To do this, we need to look at the entropy of each subset of the labels after splitting on each feature. In a sense, it is similar to marginalization by feature (like we did last week)


In [6]:
# A function that computes information gain given these inputs:
#   data: an array of featurized examples
#   labels: an array of labels corresponding to the the data
#   feature: the feature to use to split the data
#   threshold: the feature value to use to split the data (the default threshold is good for binary features)
def information_gain(data, labels, feature, threshold=0):
    # Get the initial entropy of the label distribution.
    initial_entropy = entropy(get_label_distribution(labels))
    
    # subset0 will contain the labels for which the feature is 0 and
    # subset1 will contain the labels for which the feature is 1.
    subset0, subset1 = [], []
    for datum, label in zip(data, labels):
        if datum[feature] > threshold: subset1.append(label)
        else: subset0.append(label)
    
    # Compute the entropy of each subset.
    subset0_entropy = entropy(get_label_distribution(subset0))
    subset1_entropy = entropy(get_label_distribution(subset1))
    
    # Make it a fair comparison: 
    # Compute the final entropy by weighting each subset's entropy according to its size.
    subset0_weight = 1.0 * len(subset0) / len(labels)
    subset1_weight = 1.0 * len(subset1) / len(labels)
    final_entropy = subset0_weight * subset0_entropy + subset1_weight * subset1_entropy
    
    # Finally, compute information gain as the difference between the initial and final entropy.
    return initial_entropy - final_entropy

for feature in range(binarized_train_data.shape[1]):
    ##  We are looking at binarized data; so the threshold = 0
    ig = information_gain(binarized_train_data, train_labels, feature)
    print '%d %.3f %s' %(feature, ig, iris.feature_names[feature])


0 0.406 sepal length (cm)
1 0.216 sepal width (cm)
2 0.893 petal length (cm)
3 0.780 petal width (cm)

According to the information gain metric, petal length is the most useful feature, followed by petal width. Let's confirm that this agrees with the sklearn decision tree implementation.

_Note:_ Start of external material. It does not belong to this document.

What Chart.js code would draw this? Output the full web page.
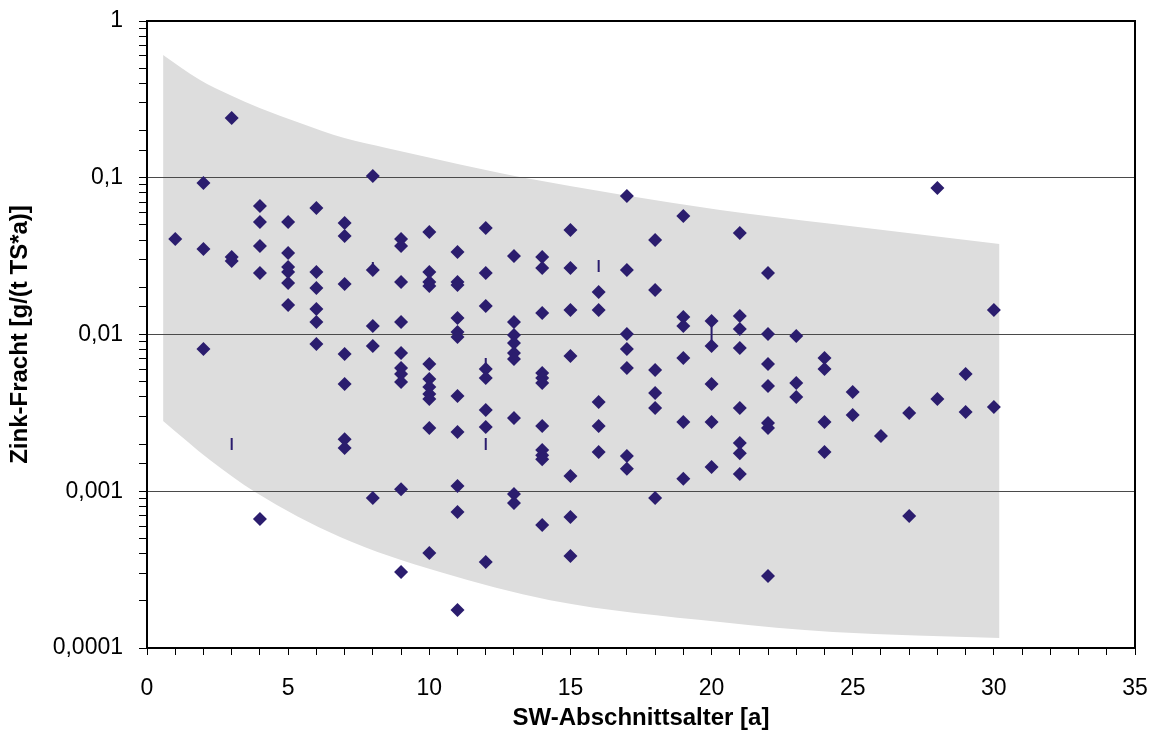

Actually, sklearn doesn't expose the information gain values. Instead, it stores the distribution of "feature importances", which reflects the value of each feature in the full decision tree. Let's train a decision tree with max_depth=1 so it will only choose a single feature. Let's also get the test accuracy with this "decision stump".

When you have time, try it with depths between 1 and 4, observe the Feature Importances. What can you conclude?


In [7]:
dt = DecisionTreeClassifier(criterion='entropy', max_depth=1)
dt.fit(binarized_train_data, train_labels)
print 'Using a decision stump -- a tree with depth 1:'
print 'Feature importances:', dt.feature_importances_
print 'Accuracy:', dt.score(binarized_test_data, test_labels)

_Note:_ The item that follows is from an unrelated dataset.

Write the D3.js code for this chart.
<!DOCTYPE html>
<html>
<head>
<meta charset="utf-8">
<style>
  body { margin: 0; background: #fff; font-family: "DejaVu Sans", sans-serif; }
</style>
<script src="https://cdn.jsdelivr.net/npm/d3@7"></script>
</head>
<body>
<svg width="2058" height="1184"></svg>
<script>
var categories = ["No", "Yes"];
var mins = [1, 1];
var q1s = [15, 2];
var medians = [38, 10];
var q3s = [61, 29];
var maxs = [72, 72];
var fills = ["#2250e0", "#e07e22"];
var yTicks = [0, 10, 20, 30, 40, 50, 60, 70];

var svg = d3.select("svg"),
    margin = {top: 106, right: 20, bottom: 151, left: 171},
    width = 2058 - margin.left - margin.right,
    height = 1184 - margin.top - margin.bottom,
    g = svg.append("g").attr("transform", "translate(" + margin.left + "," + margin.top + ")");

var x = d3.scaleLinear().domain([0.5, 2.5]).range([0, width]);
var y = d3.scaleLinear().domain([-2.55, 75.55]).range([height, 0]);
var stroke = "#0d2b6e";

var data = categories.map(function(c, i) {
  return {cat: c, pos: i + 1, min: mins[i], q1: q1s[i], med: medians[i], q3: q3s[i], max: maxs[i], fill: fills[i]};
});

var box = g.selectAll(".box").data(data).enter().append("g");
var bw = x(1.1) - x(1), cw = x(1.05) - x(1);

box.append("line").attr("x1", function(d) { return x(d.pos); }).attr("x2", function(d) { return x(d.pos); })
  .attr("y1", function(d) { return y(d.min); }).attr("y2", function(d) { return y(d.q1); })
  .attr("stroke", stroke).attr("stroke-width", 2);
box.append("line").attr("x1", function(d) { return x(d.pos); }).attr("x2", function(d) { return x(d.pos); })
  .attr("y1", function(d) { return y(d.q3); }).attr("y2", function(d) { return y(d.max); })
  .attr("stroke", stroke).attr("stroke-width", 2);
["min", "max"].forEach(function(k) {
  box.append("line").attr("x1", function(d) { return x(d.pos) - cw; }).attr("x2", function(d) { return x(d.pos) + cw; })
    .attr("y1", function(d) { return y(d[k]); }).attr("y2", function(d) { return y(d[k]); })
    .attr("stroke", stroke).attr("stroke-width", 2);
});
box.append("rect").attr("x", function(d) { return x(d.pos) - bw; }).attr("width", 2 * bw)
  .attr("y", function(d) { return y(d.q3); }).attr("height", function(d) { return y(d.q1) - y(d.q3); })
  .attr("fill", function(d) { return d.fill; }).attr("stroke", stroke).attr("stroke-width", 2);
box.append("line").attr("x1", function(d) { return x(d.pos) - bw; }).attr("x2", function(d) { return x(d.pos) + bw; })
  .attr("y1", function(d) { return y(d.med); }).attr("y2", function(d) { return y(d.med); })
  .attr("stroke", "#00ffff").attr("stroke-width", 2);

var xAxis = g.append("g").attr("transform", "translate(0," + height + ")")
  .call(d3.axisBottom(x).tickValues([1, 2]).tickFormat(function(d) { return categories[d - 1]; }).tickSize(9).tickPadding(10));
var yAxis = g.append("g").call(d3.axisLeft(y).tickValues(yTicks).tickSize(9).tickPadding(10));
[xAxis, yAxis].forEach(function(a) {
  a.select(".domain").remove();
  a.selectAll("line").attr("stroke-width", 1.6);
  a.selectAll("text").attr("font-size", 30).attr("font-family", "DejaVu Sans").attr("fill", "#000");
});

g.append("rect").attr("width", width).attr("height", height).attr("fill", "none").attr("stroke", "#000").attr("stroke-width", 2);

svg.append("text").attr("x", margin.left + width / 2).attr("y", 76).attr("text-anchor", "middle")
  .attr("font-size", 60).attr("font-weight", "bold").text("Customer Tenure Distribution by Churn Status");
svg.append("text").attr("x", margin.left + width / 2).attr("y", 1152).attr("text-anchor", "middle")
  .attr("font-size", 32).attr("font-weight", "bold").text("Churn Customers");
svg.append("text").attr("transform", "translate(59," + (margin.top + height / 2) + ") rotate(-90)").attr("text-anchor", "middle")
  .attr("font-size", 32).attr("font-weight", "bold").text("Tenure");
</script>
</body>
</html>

Using a decision stump -- a tree with depth 1:
Feature importances: [ 0.  0.  1.  0.]
Accuracy: 0.66

We've been using the binarized version of the iris features. Recall that we simply chose thresholds for each feature by inspecting feature histograms. Let's use information gain as a metric to choose a best feature and a best threshold.


In [8]:
def try_features_and_thresholds(data, labels):
    for feature in range(data.shape[1]):
        # Choose a set of thresholds between the min- and max-valued feature, ignoring the min and max themselves.
        thresholds = np.linspace(data[:,feature].min(), data[:,feature].max(), 20)[1:-1]

        # Try each threshold and keep track of the best one for this feature.
        best_threshold = 0
        best_ig = 0
        for threshold in thresholds:
            ig = information_gain(data, labels, feature, threshold)
            if ig > best_ig:
                best_ig = ig
                best_threshold = threshold

        # Show the best threshold and information gain for this feature.
        print '%d %.3f %.3f %s' %(feature, best_threshold, best_ig, iris.feature_names[feature])
        
try_features_and_thresholds(train_data, train_labels)


0 5.732 0.525 sepal length (cm)
1 3.389 0.311 sepal width (cm)
2 2.116 0.893 petal length (cm)
3 0.605 0.893 petal width (cm)

It looks like when we binarized our data, we didn't choose the thresholds that maximized information gain for 3 out of 4 features. Let's try training actual decision trees (as opposed to stumps) with the original (non-binarized) data. You may need to install GraphViz before exporting the tree.

If the pydot was installed correctly, you will see the image showing the Decistion Tree after running this block of code. Otherwise, you will see error messages, like in my case. In any case, you can uncomment the

print 'dot_data value:', dot_data.getvalue()

line, and that will reveal the structure of the tree


In [9]:
# Train a decision tree classifier.
dt = DecisionTreeClassifier(criterion='entropy', min_samples_split=2)
dt.fit(train_data, train_labels)
print 'Accuracy:', dt.score(test_data, test_labels)

# Export the trained tree so we can look at it.
output_name = 'iris-decisiontree.jpg'
print output_name

dot_data = StringIO()
tree.export_graphviz(dt, out_file=dot_data)
## print 'dot_data value:', dot_data.getvalue()

graph = pydot.graph_from_dot_data(dot_data.getvalue())


# If the export was successful, show the image.   
if graph.write_jpg(output_name):
    print 'Output:', output_name
    display(Image(filename=output_name))


Accuracy: 0.96
iris-decisiontree.jpg
---------------------------------------------------------------------------
NameError                                 Traceback (most recent call last)
<ipython-input-9-e9c59abd9e4c> in <module>()
     12 ## print 'dot_data value:', dot_data.getvalue()
     13 
---> 14 graph = pydot.graph_from_dot_data(dot_data.getvalue())
     15 
     16 

C:\Anaconda\lib\site-packages\pydot.pyc in graph_from_dot_data(data)
    218     """
    219 
--> 220     return dot_parser.parse_dot_data(data)
    221 
    222 

NameError: global name 'dot_parser' is not defined

If you successfully output the tree, you should be able to see it here. The first split perfectly partitions the setosas because they have very narrow petals. The next split identifies a pure subset of virginicas that have wide petals. Of the remaining medium-width petal examples, those with shorter petals are versicolors, but the split is not perfect. At this point, we stop splitting because we don't have enough samples to be convinced that further splitting would generalize well.

Note, though, that this depth 3 tree gets 96% accuracy on the test data. So does a depth 2 tree (try it!). Tree pruning, which is not implemented in sklearn, can be useful for choosing a depth that generalizes well.